Scan the records and identify every line in which the string "matplotlib" occurs, then return those lines.
# start of Provided records
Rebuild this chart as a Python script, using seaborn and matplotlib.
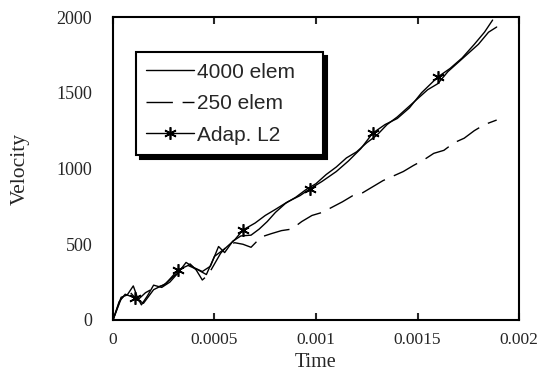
import numpy as np
import pandas as pd
import seaborn as sns
import matplotlib.pyplot as plt

# data (time in s, velocity)
t_4000 = [0, 0.00004, 0.00007, 0.0001, 0.00012, 0.00014, 0.00017, 0.0002, 0.00024, 0.00028,
          0.00032, 0.00036, 0.0004, 0.00044, 0.00048, 0.00052, 0.00055, 0.00059, 0.00063, 0.00068,
          0.00072, 0.00076, 0.0008, 0.00085, 0.0009, 0.00095, 0.001, 0.00105, 0.0011, 0.00115,
          0.0012, 0.00125, 0.0013, 0.00135, 0.0014, 0.00145, 0.0015, 0.00155, 0.0016, 0.00165,
          0.0017, 0.00175, 0.0018, 0.00185, 0.00189]
v_4000 = [0, 150, 165, 225, 150, 100, 160, 230, 215, 250,
          310, 380, 345, 320, 355, 485, 445, 520, 555, 560,
          600, 650, 710, 770, 810, 860, 900, 960, 1010, 1070,
          1110, 1170, 1220, 1290, 1340, 1400, 1460, 1520, 1560, 1640,
          1700, 1760, 1820, 1900, 1934]

t_250 = [0, 0.00004, 0.00008, 0.00012, 0.00016, 0.0002, 0.00025, 0.0003, 0.00035, 0.00038,
         0.00041, 0.00044, 0.00047, 0.0005, 0.00053, 0.00057, 0.0006, 0.00064, 0.00068, 0.00073,
         0.00078, 0.00083, 0.00088, 0.00093, 0.00098, 0.00103, 0.00108, 0.00113, 0.00118, 0.00123,
         0.00128, 0.00133, 0.00138, 0.00143, 0.00148, 0.00153, 0.00158, 0.00163, 0.00168, 0.00173,
         0.00178, 0.00183, 0.00189]
v_250 = [0, 140, 190, 130, 180, 210, 230, 290, 340, 370,
         330, 264, 300, 370, 440, 500, 510, 500, 480, 548,
         570, 590, 600, 650, 690, 710, 745, 780, 820, 840,
         880, 920, 950, 980, 1020, 1056, 1100, 1120, 1170, 1200,
         1250, 1290, 1320]

t_adap = [0, 0.00003, 0.00006, 0.00011, 0.00015, 0.0002, 0.00026, 0.00032, 0.00037, 0.00042,
          0.00046, 0.0005, 0.00055, 0.0006, 0.00064, 0.0007, 0.00075, 0.0008, 0.00086, 0.00092,
          0.00097, 0.00103, 0.0011, 0.00116, 0.00122, 0.00128, 0.00134, 0.0014, 0.00146, 0.00152,
          0.0016, 0.00166, 0.00172, 0.00178, 0.00183, 0.00187]
v_adap = [0, 120, 170, 145, 110, 200, 240, 330, 360, 330,
          300, 420, 470, 530, 594, 640, 690, 730, 780, 820,
          865, 915, 980, 1050, 1130, 1234, 1290, 1330, 1400, 1500,
          1604, 1660, 1730, 1820, 1900, 1980]
star_idx = [3, 7, 14, 20, 25, 30]

sns.set_style("ticks")
plt.rcParams['font.family'] = ['Liberation Serif', 'DejaVu Serif']

fig = plt.figure(figsize=(5.37, 3.74), dpi=100)
ax = fig.add_axes([0.2104, 0.1444, 0.7561, 0.8101])

sns.lineplot(x=t_4000, y=v_4000, ax=ax, sort=False, label='4000 elem   ')
sns.lineplot(x=t_250, y=v_250, ax=ax, sort=False, label='250 elem')
sns.lineplot(x=t_adap, y=v_adap, ax=ax, sort=False, label='Adap. L2')

# style the lines after seaborn has drawn them
l4000, l250, ladap = ax.lines[:3]
for ln in (l4000, l250, ladap):
    ln.set_color('black')
    ln.set_linewidth(1.0)
    ln.set_linestyle('-')
l250.set_linestyle((0, (19, 7)))
ladap.set_marker((6, 2, 0))
ladap.set_markersize(9)
ladap.set_markeredgewidth(1.2)
ladap.set_markeredgecolor('black')
ladap.set_markevery(star_idx)

ax.set_xlim(0, 0.002)
ax.set_ylim(0, 2000)
ax.set_xticks([0, 0.0005, 0.001, 0.0015, 0.002])
ax.set_xticklabels(['0', '0.0005', '0.001', '0.0015', '0.002'])
ax.set_yticks([0, 500, 1000, 1500, 2000])
ax.set_xlabel('Time', fontsize=14.5, labelpad=3)
ax.set_ylabel('Velocity', fontsize=15.5, labelpad=19)
ax.tick_params(axis='x', direction='in', top=True, length=5, width=1.5, labelsize=12.5, pad=9)
ax.tick_params(axis='y', length=0, labelsize=13, pad=15)
for s in ax.spines.values():
    s.set_visible(True)
    s.set_linewidth(1.5)
    s.set_color('black')

leg = ax.legend(loc='upper left', bbox_to_anchor=(0.056, 0.884), borderaxespad=0,
                frameon=True, fancybox=False, shadow={'color': 'black', 'alpha': 1, 'ox': 3, 'oy': -3},
                prop={'family': 'Liberation Sans', 'size': 15}, handlelength=2.3,
                handletextpad=0.15, labelspacing=0.6, borderpad=0.5)
leg.get_frame().set_edgecolor('black')
leg.get_frame().set_linewidth(1.5)

fig.savefig('out.png', dpi=100)
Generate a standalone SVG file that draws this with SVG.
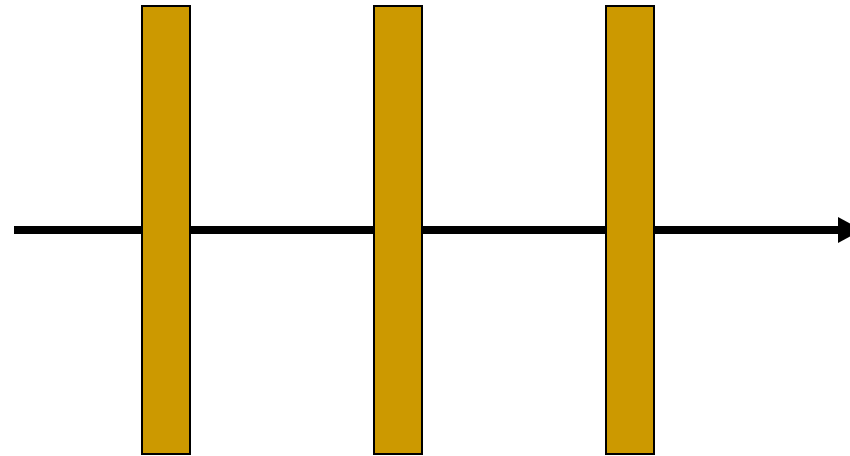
<svg xmlns="http://www.w3.org/2000/svg" width="850" height="456" viewBox="0 0 850 456">
<style>
.bar{fill:#CC9900;stroke:#000;stroke-width:2}
.axis{stroke:#000;stroke-width:8;fill:none}
</style>
<rect width="850" height="456" fill="#fff"/>
<g id="connectors">
<line class="axis" x1="14" y1="230" x2="840" y2="230"/>
<polygon points="838,217 862,230 838,243" fill="#000"/>
</g>
<g id="bar1"><rect class="bar" x="142" y="6" width="48" height="448"/></g>
<g id="bar2"><rect class="bar" x="374" y="6" width="48" height="448"/></g>
<g id="bar3"><rect class="bar" x="606" y="6" width="48" height="448"/></g>
</svg>
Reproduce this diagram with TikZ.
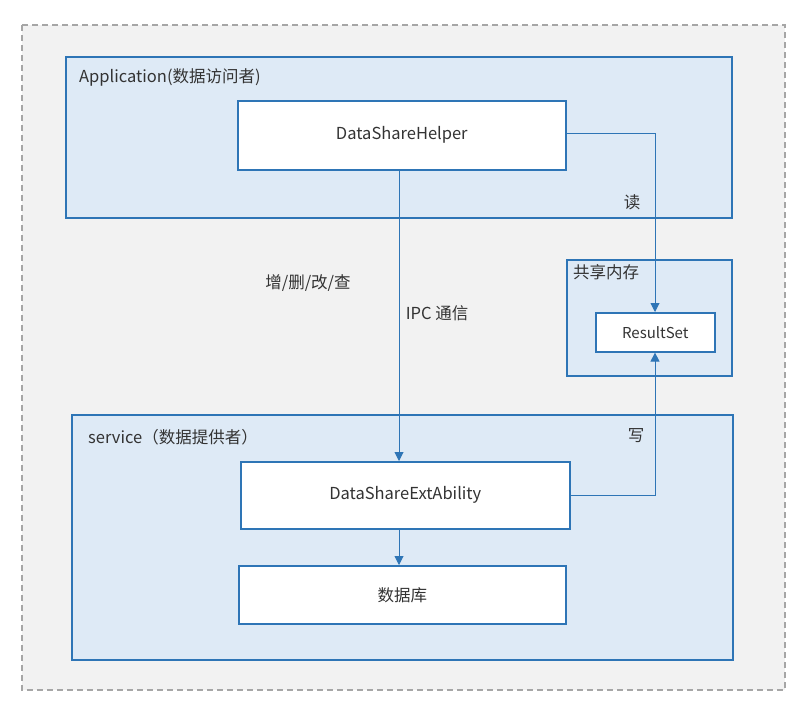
# end of Provided records
### Task response
Rebuild this chart as a Python script, using seaborn and matplotlib.
import matplotlib.pyplot as plt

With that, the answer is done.